The authors then generated several auxin sensors based on the DR5 sensor design with the conserved variants AC, TC, CC, and the non-conserved variant GC. Each of these variants responded differently to auxin treatments with the CC variants being the most responsive and AC being the least responsive (Figure). The weak response of the AC variant to auxin was unexpected as 18 genes harbored this conserved motif in their regulatory regions and this motif was shown to interact with ARF-TFs in vitro (Boer et al., 2014). The authors demonstrated that although this AuxRE variant was less active, this could be offset by promoting higher levels of ARF accumulation. Furthermore, the expression pattern of the AC variant was restricted to the root elongation zone of plants treated with auxin whereas the other variants were more broadly expressed (Figure). The authors argue that the weak and tissue specific responsiveness the AC variant to auxin is important to elicit specific spatiotemporal transcriptional responses from associated genes. The authors then designed a novel auxin sensor based on the conserved position of the AuxRE motif to the transcriptional start site and the CC AuxRE variant, both of which were identified using CoMoVa. The expression pattern of this sensor was broader than the DR5 sensor in both Arabidopsis and tomato (Solanum lycopersicum), suggesting that this new sensor is more sensitive than the original DR5 sensor.

CoMoVa was also used identify conserved variants in the TFBSs that two other phytohormone responses (abscisic acid and cytokinin), some of which could also be functionally classified. Further implementation of CoMoVa and follow-up functional studies, such as the ones presented here, promise to improve our understanding of how variations in TFBSs lead to specific transcriptional responses.

Diarmuid S. Ó’Maoiléidigh

Institute of Integrative Biology

University of Liverpool,

ORCID ID: 0000-0002-3043-3750


Boer, D., Freire-Rios, A., and van den Berg, W. (2014). Structural Basis for DNA Binding Specificity by the Auxin-Dependent ARF Transcription Factors. Cell 156: 577–89. https://doi: 10.1016/j.cell.2013.12.027.

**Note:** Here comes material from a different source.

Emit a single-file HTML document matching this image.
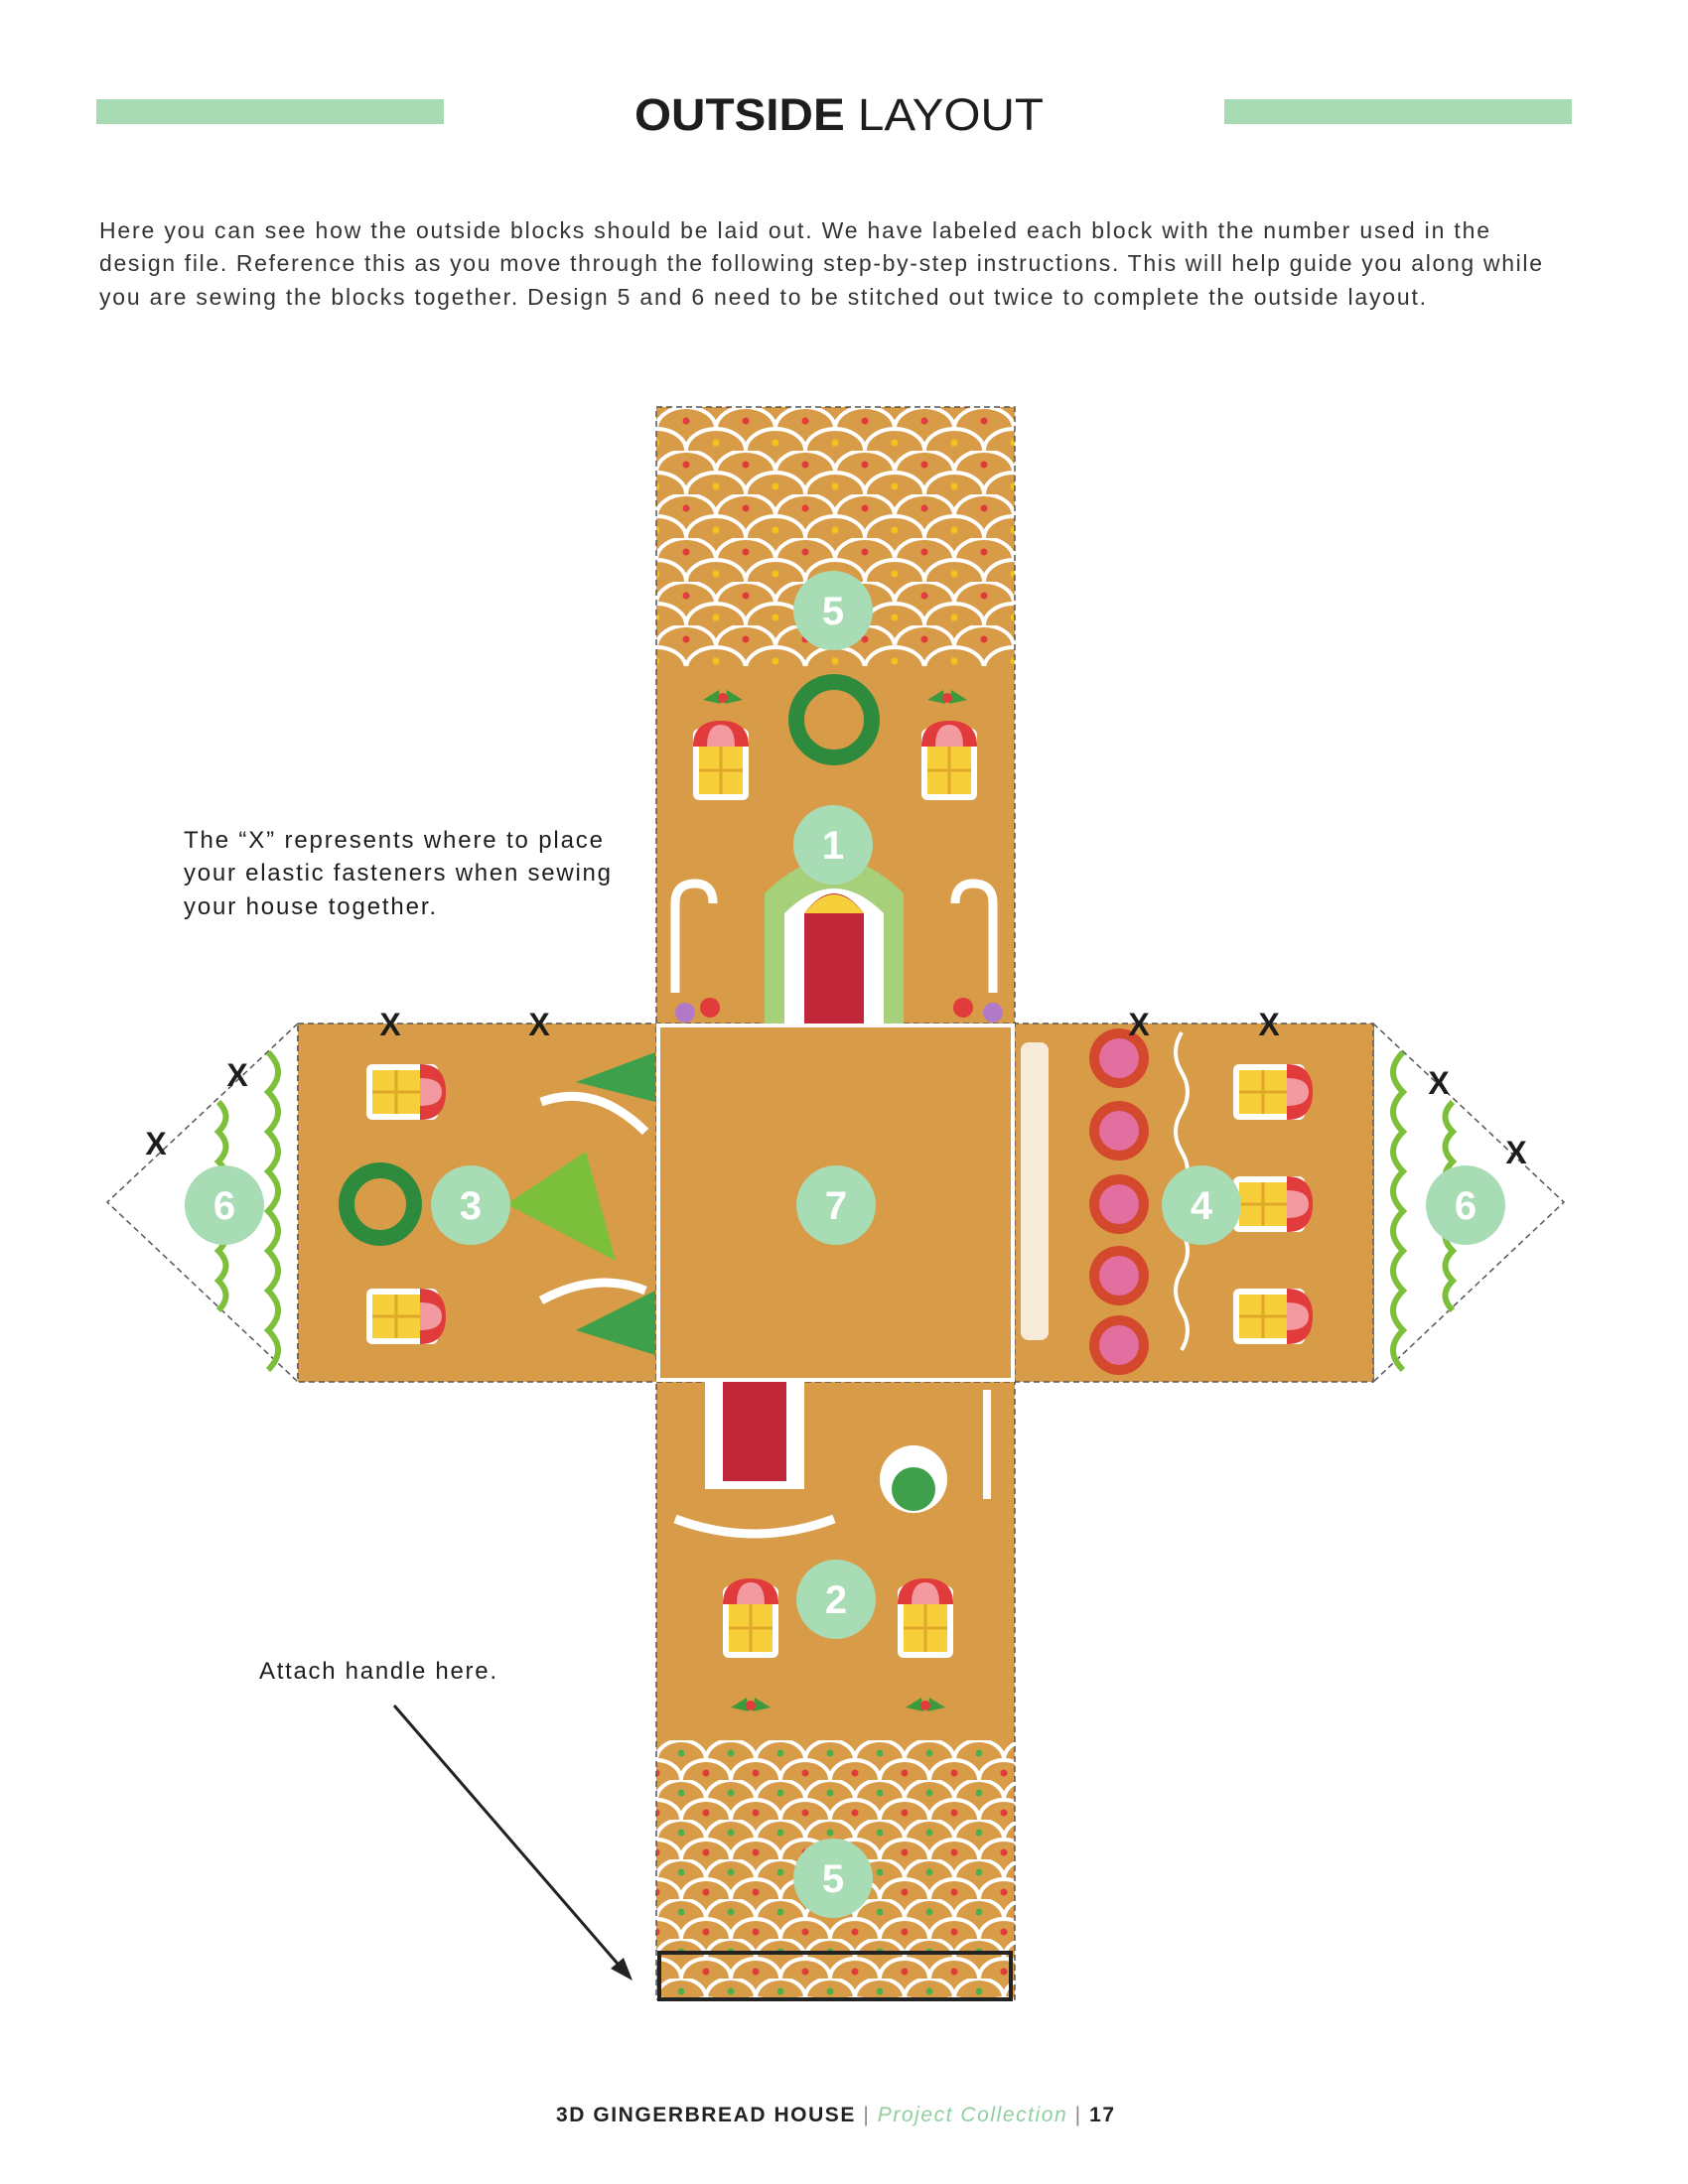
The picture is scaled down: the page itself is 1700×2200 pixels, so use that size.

Finet, C., Berne-Dedieu, A., Scutt, C.P., and Marlétaz, F. (2012) Evolution of the ARF Gene Family in Land Plants: Old Domains, New Tricks. Mol. Biol. Evol. 30(1):45–56 https://doi:10.1093/molbev/mss220

Lieberman-Lazarovich, M., Yahav, C., Israeli, A., and Efroni, I. (2019) Deep Conservation of Cis-element Variants Regulating Plant Hormonal Responses. Plant Cell DOI:

Liao, C.-Y., Smet, W., Brunoud, G., Yoshida, S., Vernoux, T., and Weijers, D. (2015). Reporters for sensitive and quantitative measurement of auxin response. Nat. Methods 12: 207–210.

Ulmasov, T., Murfett, J., Hagen, G., and Guilfoyle, T.J. (1997). Aux/IAA proteins repress expression of reporter genes containing natural and highly active synthetic auxin response elements. Plant Cell 9: 1963–71.